Let \( A \) be the area and \( r \) be the radius. The area of a circle is given by:

\( A = \pi r^2 \)

Differentiating both sides with respect to time \( t \):

\( \dfrac{dA}{dt} = 2\pi r \dfrac{dr}{dt} \)

Given: \( \dfrac{dr}{dt} = 3 \) cm/s, and \( r = 5 \) cm

Substitute:

\( \dfrac{dA}{dt} = 2\pi(5)(3) = 30\pi \)

So, the area is increasing at \( 30\pi \approx 94.25 \) cm²/s when the radius is 5 cm.

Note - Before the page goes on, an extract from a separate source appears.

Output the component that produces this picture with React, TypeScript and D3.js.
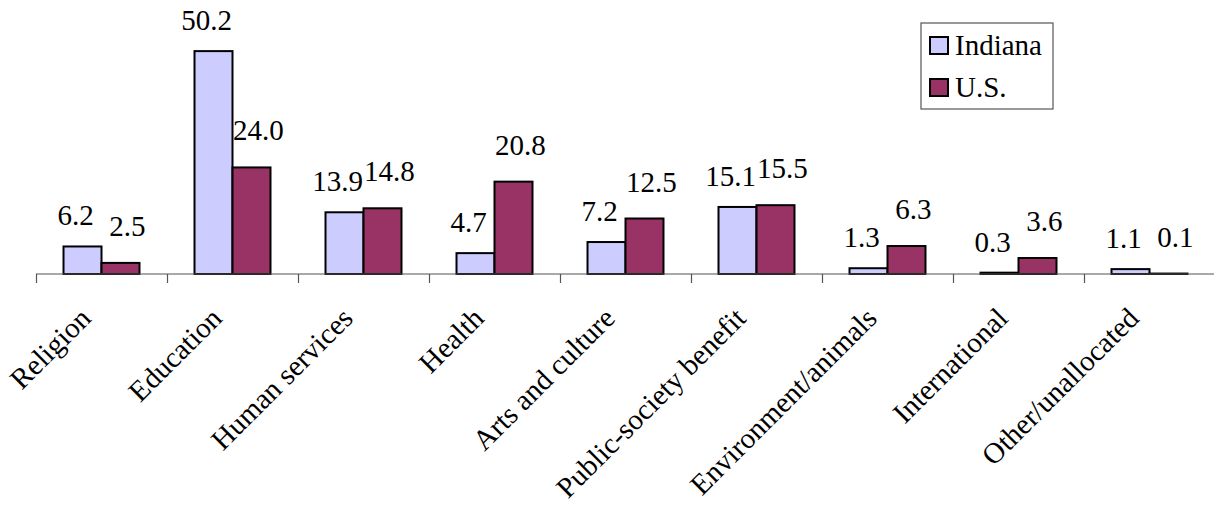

Let \( x \) be the distance from the wall to the bottom of the ladder, and \( y \) be the height of the top of the ladder. By the Pythagorean Theorem:

\( x^2 + y^2 = 10^2 = 100 \)

Differentiating both sides with respect to time \( t \):

\( 2x\dfrac{dx}{dt} + 2y\dfrac{dy}{dt} = 0 \)

Simplify:

\( x\dfrac{dx}{dt} + y\dfrac{dy}{dt} = 0 \)

Given: \( x = 6 \), \( \dfrac{dx}{dt} = 2 \), and we need \( \dfrac{dy}{dt} \)

First find \( y \):

\( y = \sqrt{100 – x^2} = \sqrt{100 – 36} = \sqrt{64} = 8 \)

Substitute into the equation:

\( 6(2) + 8\dfrac{dy}{dt} = 0 \Rightarrow 12 + 8\dfrac{dy}{dt} = 0 \)

\( \dfrac{dy}{dt} = -\dfrac{12}{8} = -1.5 \)

The top of the ladder is sliding down at 1.5 ft/s when the bottom is 6 ft from the wall.